Friday, September 09, 2011

Visual Studio

I am teaching CSC 101 - C++ Programming I for the first time this semester.  It's a busy semester.  I'm also teaching assembly language for the first time.  Fortunately I prepared for the assembly language class fairly adequately in the summer.

I decided to bite the bullet and use Blackboard which is Southern Miss's approved on-line instruction tool.  I am preparing materials and quizzes for both my C++ and assembly classes.  In addition I am preparing lab assignments for the CSC 101 Lab class.  That's a whole lot of Blackboard.  In the past I have used Moodle as a an organizational tool for all my classes.  Blackboard seems to be roughly equivalent in capability to Moodle.  I prefer Moodle, but that may be biased based on experience.  One definite advantage to Moodle was that we run it on a local computer which is very seldom overloaded, while Blackboard is external and there are fairly common small delays.

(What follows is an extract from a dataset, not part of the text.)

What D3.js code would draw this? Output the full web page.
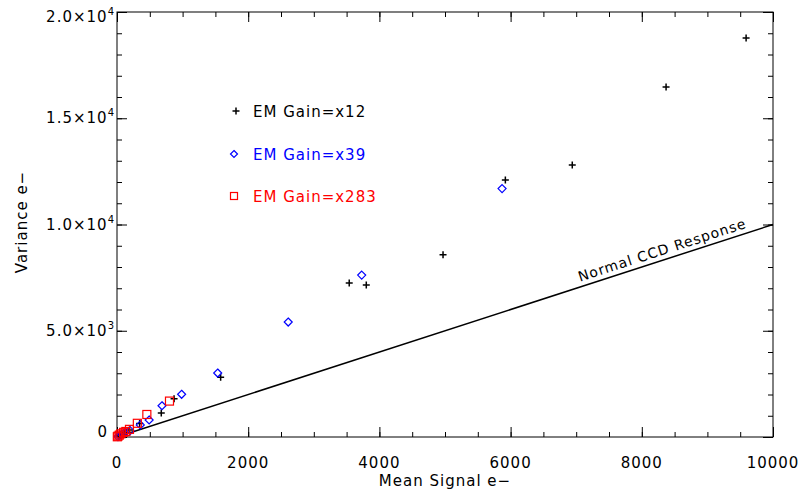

I have previously decided that I would use Visual Studio for a Windows-specific version of my assembly book, so the experience learning to use VS will be somewhat beneficial to me when I tackle the Windows book.  I have yet to decide whether I will use masm, nasm or yasm.  I haven't tried any of them yet, but the deciding issue may be how well it integrates with the VS debugger.  I expect that masm will be better, but I don't yet know.  I would prefer nasm or yasm since they are simpler and I already know enough about them, but masm may get the nod due to utility.


I discovered last night that VS handles console applications like I would prefer using Ctrl-F5 rather than F5.  With Ctrl-F5 it does not use the debugger.  In addition it adds a "Press any key to continue . . . " prompt to the console window after the program exits.  This eliminates the need for using pause or cin.get() or any other nonsense to run a program.

This morning I tried the debugging using VS.  Basic debugging is trivial.  You set a breakpoint on the first line of the main function by left clicking in the gray strip to the left of the line of code.  Then you start debugging with F5.  Use F10 to single step and F5 again when you are ready to complete the program execution.  The debugger shows variables automatically so beginning students definitely should use the single stepping.

I added discussion of debugging and screen shots to Blackboard to document debugging and demonstrated it to my class this morning.  I think this will help them quite a lot.

We've come quite a way since I learned programming with keypunch machines are card decks.  It is far easier to get feedback from the computer now.  I don't really need debuggers much for C++, but I definitely want my students to use one.  I have found the gdb debugger to be critical for learning assembly language.  I don't know if I would ever be so confident of my assembly skills to quit using a debugger.